We have this day a Town-meeting to consider what measures they will take to secure their carrying trade.— I shall not attend it. The measure is perfectly Jacobin, and I am afraid they will do something foolish.3 I do not like altogether the complexion of this Town’s present sentiments, and the democratical Societies, are much more dangerous than a pestilence. Parties grow warm and bitter. There must be a critical time for the present Government, and that crisis I think is fast approaching.— I will keep myself out of troubled waters as long as possible.

Present my compliments to Mrs: Wilson, and tell her that the Heart which even her charms could not unlock and expand; must have been reserved and unsocial indeed. The frost must be rigorous indeed, which is not disolved by a solstitial Sun.
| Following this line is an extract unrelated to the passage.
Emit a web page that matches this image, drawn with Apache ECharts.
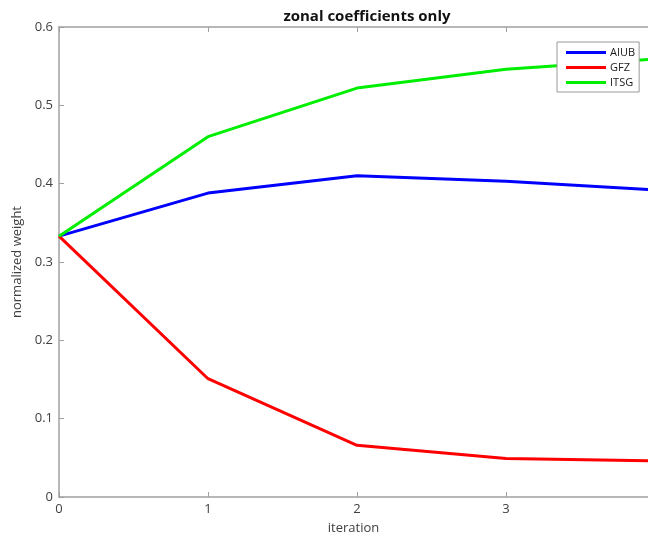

The other Boston Ladies at Philadelphia, particularly the Miss Brecks’, are often present to my mind, and are very pleasing in remembrance. They cannot be admired beyond their merits And whatever pleasure their presence gives to the new place of their residence, it is at least equall’d by the regret which their absence leaves in that of their former abode.


J. Q. Adams.

RC (Adams Papers); addressed: “Mr: Thomas B. Adams / Philadelphia.”; endorsed: “JQA / Feby 13— 94.”

1Not found.

2Both the Court of General Sessions and the Court of Common Pleas met in January in Boston. JQA represented the state in at least three cases in front of the Court of General Sessions; all three were for theft, and a jury found the defendant guilty in each case. He also recorded in his Diary losing one case in the Court of Common Pleas on 22 Jan. but winning two others on 23 and 24 Jan. (D/JQA/22, APM Reel 25; Commonwealth v. Simeon Golding, Commonwealth v. Mary Legg, and Commonwealth v. Elizabeth Sigourney, all Jan. 1794, MBSufC:Office of the Chief Justice of the Municipal Court of the City of Boston).

3The Boston town meeting met at Faneuil Hall on 13 Feb. and held “a candid and free discussion” on the carrying trade. The main resolution of the meeting, passed “with scarcely a dissenting Vote,” was to appoint a committee to “consider and report the State of the Trade at large, and to prepare resolutions for the Town’s consideration, respecting the effects which certain restrictions laid on the Trade of America, by European Nations have on the same, and also to report such resolutions as may have a proper influence on our representatives in Congress, to induce the passing of such Acts, as may tend to guard, protect, and regulate the American commerce in general” (Boston Columbian Centinel, 15 Feb.).